Problem to work on:
Pictures stay out. Extract the lines below from the first one through the line with "740, 860, 1110];", both included.

───── Data excerpt ─────

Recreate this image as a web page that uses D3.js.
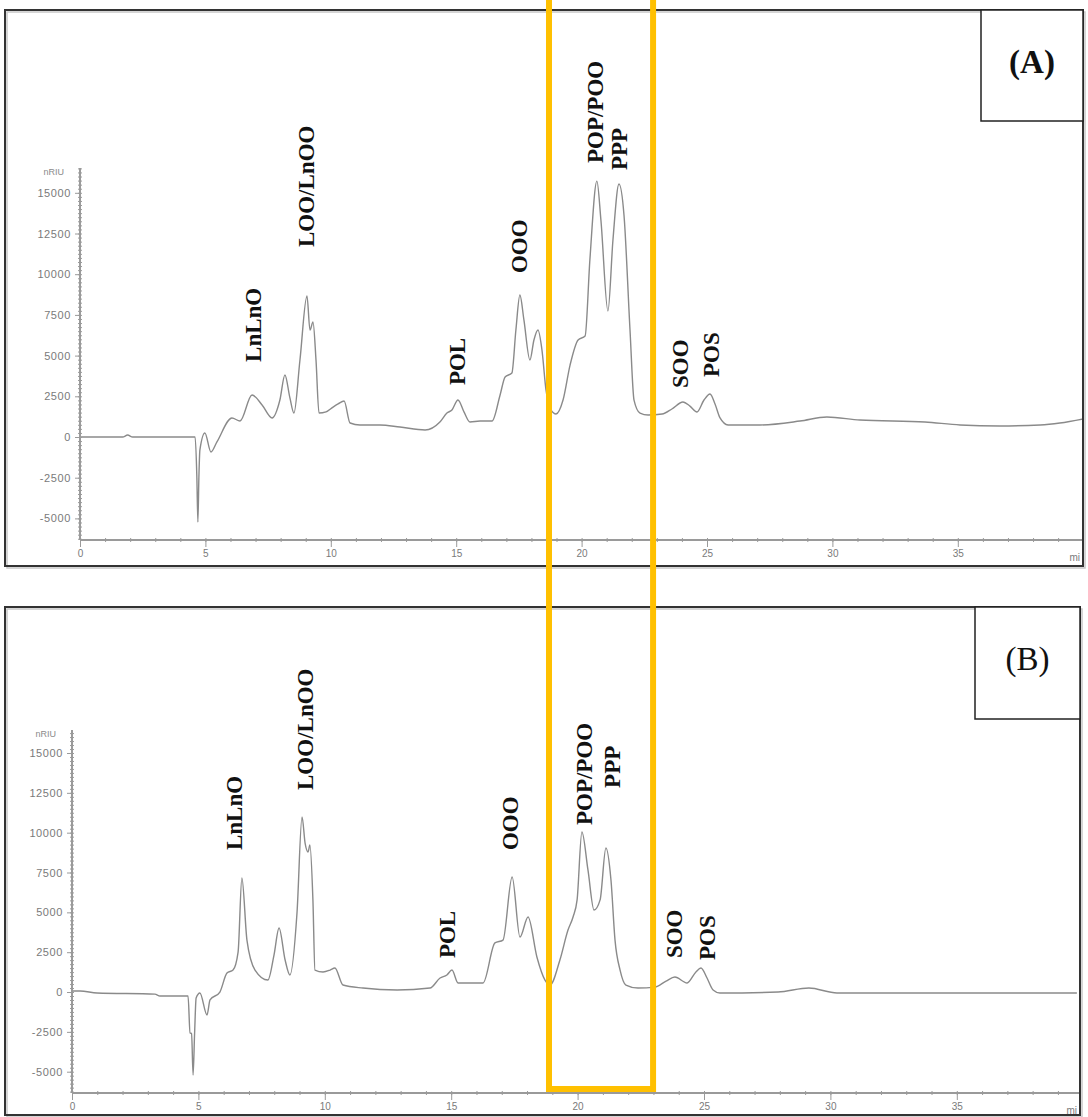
<!DOCTYPE html>
<html>
<head>
<meta charset="utf-8">
<script src="https://cdn.jsdelivr.net/npm/d3@7"></script>
<style>
  body { margin: 0; background: #fff; }
  svg { display: block; }
  .tick text { font-family: "Liberation Sans", Arial, sans-serif; fill: #7a7a7a; }
</style>
</head>
<body>
<div id="chart"></div>
<script>
// chromatogram traces (retention time in min, signal in nRIU)
var timeA = [0, 1.7, 1.9, 2.1, 4.59, 4.66, 4.70, 4.74, 4.78, 4.98, 5.22, 5.46, 6.06, 6.38, 6.86, 7.26, 7.66, 7.97, 8.17, 8.37, 8.53, 8.77, 9.05, 9.17, 9.29, 9.41, 9.53, 9.81, 10.09, 10.29, 10.53, 10.77, 11.16, 11.96, 12.76, 13.76, 14.35, 14.63, 14.83, 15.07, 15.31, 15.55, 15.95, 16.43, 16.75, 16.95, 17.22, 17.38, 17.54, 17.70, 17.94, 18.10, 18.26, 18.42, 18.58, 18.78, 18.98, 19.26, 19.54, 19.86, 20.14, 20.33, 20.61, 20.77, 21.05, 21.25, 21.49, 21.69, 21.93, 22.09, 22.33, 22.65, 23.21, 23.60, 24.04, 24.32, 24.60, 24.88, 25.12, 25.32, 25.52, 25.84, 27.11, 28.71, 29.78, 31.10, 33.69, 35.09, 36.68, 38.28, 39.07, 40];
var signalA = [0, 0, 120, 0, 0, -2500, -5220, -2500, -800, 250, -920, -300, 1170, 980, 2580, 1970, 1170, 2270, 3810, 2400, 1470, 4730, 8660, 6570, 7060, 4730, 1470, 1540, 1840, 2030, 2210, 860, 740, 740, 610, 430, 920, 1470, 1660, 2270, 1540, 920, 980, 980, 2580, 3690, 3930, 6570, 8720, 7190, 4730, 5960, 6570, 5340, 2890, 1660, 1410, 2270, 4420, 5960, 6200, 10870, 15720, 13330, 7740, 12100, 15540, 13640, 6570, 2270, 1470, 1350, 1410, 1720, 2150, 1900, 1540, 2270, 2640, 2030, 1170, 740, 740, 980, 1230, 1040, 920, 740, 680, 740, 860, 1110];

var timeB = [0, 0.32, 0.99, 3.28, 3.48, 4.59, 4.67, 4.73, 4.79, 4.85, 4.91, 5.06, 5.34, 5.46, 5.85, 6.13, 6.37, 6.57, 6.72, 6.92, 7.24, 7.75, 7.99, 8.19, 8.43, 8.62, 8.90, 9.10, 9.22, 9.34, 9.41, 9.53, 9.61, 9.93, 10.21, 10.40, 10.72, 11.51, 12.86, 14.16, 14.56, 14.83, 15.03, 15.27, 16.26, 16.73, 17.05, 17.41, 17.72, 18.04, 18.39, 18.71, 18.91, 19.30, 19.62, 19.82, 19.98, 20.17, 20.41, 20.65, 20.89, 21.12, 21.32, 21.48, 21.68, 21.91, 22.39, 23.06, 23.50, 23.85, 24.33, 24.68, 24.88, 25.12, 25.36, 25.63, 27.93, 29.15, 30.26, 39.75];
var signalB = [60, 60, -60, -130, -250, -250, -2570, -2600, -5210, -2570, -380, -60, -1440, -500, 0, 1190, 1380, 2510, 7160, 3260, 1380, 750, 2320, 4020, 2010, 1070, 4960, 10990, 9350, 8790, 9230, 5780, 1380, 1260, 1380, 1510, 440, 250, 130, 250, 880, 1070, 1380, 570, 570, 3080, 3260, 7220, 3450, 4710, 2200, 750, 440, 2010, 3890, 4710, 5780, 10040, 7660, 5150, 5780, 9040, 7030, 3260, 1380, 440, 250, 310, 690, 940, 570, 1260, 1510, 880, 130, -60, 0, 250, -60, -60];

// peak annotations: name, time and signal level at the lower end of the label
var peakNames = ["LnLnO", "LOO/LnOO", "POL", "OOO", "POP/POO", "PPP", "SOO", "POS"];
var labelTimeA = [6.90, 9.05, 15.07, 17.54, 20.57, 21.53, 23.96, 25.16];
var labelLevelA = [4610, 11670, 3190, 10070, 16830, 16400, 3010, 3690];
var labelTimeB = [6.41, 9.22, 14.87, 17.33, 20.29, 21.40, 23.85, 25.12];
var labelLevelB = [8910, 12680, 2130, 8910, 10480, 12810, 2130, 2010];

// axis ticks
var yTicks = [-5000, -2500, 0, 2500, 5000, 7500, 10000, 12500, 15000];
var xTicks = [0, 5, 10, 15, 20, 25, 30, 35];

// highlighted retention window (min)
var highlight = [18.7, 22.85];

var width = 1088;
var height = 1117;

var svg = d3.select("#chart")
    .append("svg")
    .attr("width", width)
    .attr("height", height);

svg.append("rect").attr("width", width).attr("height", height).attr("fill", "#fff");

var panels = [
    {
        id: "A", title: "(A)", bold: true,
        frame: [5, 10, 1083, 566], box: [981, 10, 1083, 121],
        xRange: [80, 1083.2], yRange: [518.4, 192.8],
        axisY: 540, axisTop: 168,
        time: timeA, signal: signalA, lt: labelTimeA, lv: labelLevelA
    },
    {
        id: "B", title: "(B)", bold: false,
        frame: [5, 607, 1080, 1115], box: [975, 607, 1080, 719],
        xRange: [72, 1083.2], yRange: [1071.7, 753],
        axisY: 1093, axisTop: 730,
        time: timeB, signal: signalB, lt: labelTimeB, lv: labelLevelB
    }
];

var xFirst;

panels.forEach(function(p) {
    var x = d3.scaleLinear().domain([0, 40]).range(p.xRange);
    var y = d3.scaleLinear().domain([-5000, 15000]).range(p.yRange);
    if (!xFirst) xFirst = x;
    var f = p.frame;

    // clip to the frame
    svg.append("clipPath").attr("id", "clip" + p.id)
        .append("rect")
        .attr("x", f[0]).attr("y", f[1])
        .attr("width", f[2] - f[0]).attr("height", f[3] - f[1]);

    var g = svg.append("g");
    var inner = g.append("g").attr("clip-path", "url(#clip" + p.id + ")");

    // x axis: minor ticks both sides, major ticks below
    var x0 = x.range()[0];
    var minorX = d3.range(0, 41, 1);
    inner.append("g")
        .attr("transform", "translate(0," + (p.axisY - 2) + ")")
        .call(d3.axisBottom(x).tickValues(minorX).tickSize(4).tickFormat(""))
        .call(function(s) {
            s.select(".domain").remove();
            s.selectAll("line").attr("stroke", "#9a9a9a").attr("stroke-width", 1);
        });
    inner.append("g")
        .attr("transform", "translate(0," + p.axisY + ")")
        .call(d3.axisBottom(x).tickValues(xTicks).tickSize(7).tickPadding(3))
        .call(function(s) {
            s.select(".domain").attr("stroke", "#9a9a9a").attr("stroke-width", 2)
                .attr("d", "M" + x0 + ",0H" + x(40));
            s.selectAll("line").attr("stroke", "#9a9a9a").attr("stroke-width", 1);
            s.selectAll("text").attr("font-size", 10);
        });
    // unit at the end of the time axis (cut short in the original)
    g.append("text")
        .attr("x", f[2] - 3).attr("y", p.axisY + 21)
        .attr("text-anchor", "end")
        .attr("font-family", "Liberation Sans, Arial, sans-serif")
        .attr("font-size", 10).attr("fill", "#7a7a7a")
        .text("mi");

    // y axis
    var top = y.invert(p.axisTop);
    var bottom = y.invert(p.axisY);
    var minorY = d3.range(Math.ceil(bottom / 250) * 250, top, 250);
    g.append("g")
        .attr("transform", "translate(" + (x0 + 2) + ",0)")
        .call(d3.axisLeft(y).tickValues(minorY).tickSize(4).tickFormat(""))
        .call(function(s) {
            s.select(".domain").remove();
            s.selectAll("line").attr("stroke", "#9a9a9a").attr("stroke-width", 1);
        });
    g.append("g")
        .attr("transform", "translate(" + x0 + ",0)")
        .call(d3.axisLeft(y).tickValues(yTicks).tickSize(5).tickPadding(4)
            .tickFormat(function(d) { return String(d); }))
        .call(function(s) {
            s.select(".domain").attr("stroke", "#9a9a9a").attr("stroke-width", 2)
                .attr("d", "M0," + p.axisTop + "V" + p.axisY);
            s.selectAll("line").attr("stroke", "#9a9a9a").attr("stroke-width", 1);
            s.selectAll("text").attr("font-size", 11).attr("letter-spacing", "0.6px");
        });
    g.append("text")
        .attr("x", x0 - 16).attr("y", p.axisTop + 7)
        .attr("text-anchor", "end")
        .attr("font-family", "Liberation Sans, Arial, sans-serif")
        .attr("font-size", 9).attr("fill", "#8a8a8a")
        .text("nRIU");

    // trace
    var pts = p.time.map(function(t, i) { return [t, p.signal[i]]; });
    inner.append("path")
        .datum(pts)
        .attr("fill", "none")
        .attr("stroke", "#8a8a8a")
        .attr("stroke-width", 1.4)
        .attr("stroke-linejoin", "round")
        .attr("d", d3.line()
            .curve(d3.curveMonotoneX)
            .x(function(d) { return x(d[0]); })
            .y(function(d) { return y(d[1]); }));

    // peak labels, rotated
    peakNames.forEach(function(name, i) {
        g.append("text")
            .attr("transform", "translate(" + x(p.lt[i]) + "," + y(p.lv[i]) + ") rotate(-90)")
            .attr("text-anchor", "start")
            .attr("dominant-baseline", "central")
            .attr("font-family", "Liberation Serif, Times New Roman, serif")
            .attr("font-weight", "bold")
            .attr("font-size", 23)
            .attr("fill", "#111")
            .text(name);
    });

    // frame with faint shadow
    g.append("rect")
        .attr("x", f[0] + 2).attr("y", f[1] + 2)
        .attr("width", f[2] - f[0]).attr("height", f[3] - f[1])
        .attr("fill", "none").attr("stroke", "#c8c8c8").attr("stroke-width", 1.5);
    g.append("rect")
        .attr("x", f[0]).attr("y", f[1])
        .attr("width", f[2] - f[0]).attr("height", f[3] - f[1])
        .attr("fill", "none").attr("stroke", "#333").attr("stroke-width", 2);

    // panel tag box
    var b = p.box;
    g.append("rect")
        .attr("x", b[0]).attr("y", b[1])
        .attr("width", b[2] - b[0]).attr("height", b[3] - b[1])
        .attr("fill", "#fff").attr("stroke", "#222").attr("stroke-width", 1.5);
    g.append("text")
        .attr("x", (b[0] + b[2]) / 2).attr("y", (b[1] + b[3]) / 2 - 4)
        .attr("text-anchor", "middle")
        .attr("dominant-baseline", "central")
        .attr("font-family", "Liberation Serif, Times New Roman, serif")
        .attr("font-weight", p.bold ? "bold" : "normal")
        .attr("font-size", 33)
        .attr("fill", "#111")
        .text(p.title);
});

// orange highlight over both panels
svg.append("rect")
    .attr("x", xFirst(highlight[0]))
    .attr("y", -10)
    .attr("width", xFirst(highlight[1]) - xFirst(highlight[0]))
    .attr("height", 1099)
    .attr("fill", "none")
    .attr("stroke", "#FFC000")
    .attr("stroke-width", 6);
</script>
</body>
</html>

─────

Result of this task:
Recreate this image as a web page that uses D3.js.
<!DOCTYPE html>
<html>
<head>
<meta charset="utf-8">
<script src="https://cdn.jsdelivr.net/npm/d3@7"></script>
<style>
  body { margin: 0; background: #fff; }
  svg { display: block; }
  .tick text { font-family: "Liberation Sans", Arial, sans-serif; fill: #7a7a7a; }
</style>
</head>
<body>
<div id="chart"></div>
<script>
// chromatogram traces (retention time in min, signal in nRIU)
var timeA = [0, 1.7, 1.9, 2.1, 4.59, 4.66, 4.70, 4.74, 4.78, 4.98, 5.22, 5.46, 6.06, 6.38, 6.86, 7.26, 7.66, 7.97, 8.17, 8.37, 8.53, 8.77, 9.05, 9.17, 9.29, 9.41, 9.53, 9.81, 10.09, 10.29, 10.53, 10.77, 11.16, 11.96, 12.76, 13.76, 14.35, 14.63, 14.83, 15.07, 15.31, 15.55, 15.95, 16.43, 16.75, 16.95, 17.22, 17.38, 17.54, 17.70, 17.94, 18.10, 18.26, 18.42, 18.58, 18.78, 18.98, 19.26, 19.54, 19.86, 20.14, 20.33, 20.61, 20.77, 21.05, 21.25, 21.49, 21.69, 21.93, 22.09, 22.33, 22.65, 23.21, 23.60, 24.04, 24.32, 24.60, 24.88, 25.12, 25.32, 25.52, 25.84, 27.11, 28.71, 29.78, 31.10, 33.69, 35.09, 36.68, 38.28, 39.07, 40];
var signalA = [0, 0, 120, 0, 0, -2500, -5220, -2500, -800, 250, -920, -300, 1170, 980, 2580, 1970, 1170, 2270, 3810, 2400, 1470, 4730, 8660, 6570, 7060, 4730, 1470, 1540, 1840, 2030, 2210, 860, 740, 740, 610, 430, 920, 1470, 1660, 2270, 1540, 920, 980, 980, 2580, 3690, 3930, 6570, 8720, 7190, 4730, 5960, 6570, 5340, 2890, 1660, 1410, 2270, 4420, 5960, 6200, 10870, 15720, 13330, 7740, 12100, 15540, 13640, 6570, 2270, 1470, 1350, 1410, 1720, 2150, 1900, 1540, 2270, 2640, 2030, 1170, 740, 740, 980, 1230, 1040, 920, 740, 680, 740, 860, 1110];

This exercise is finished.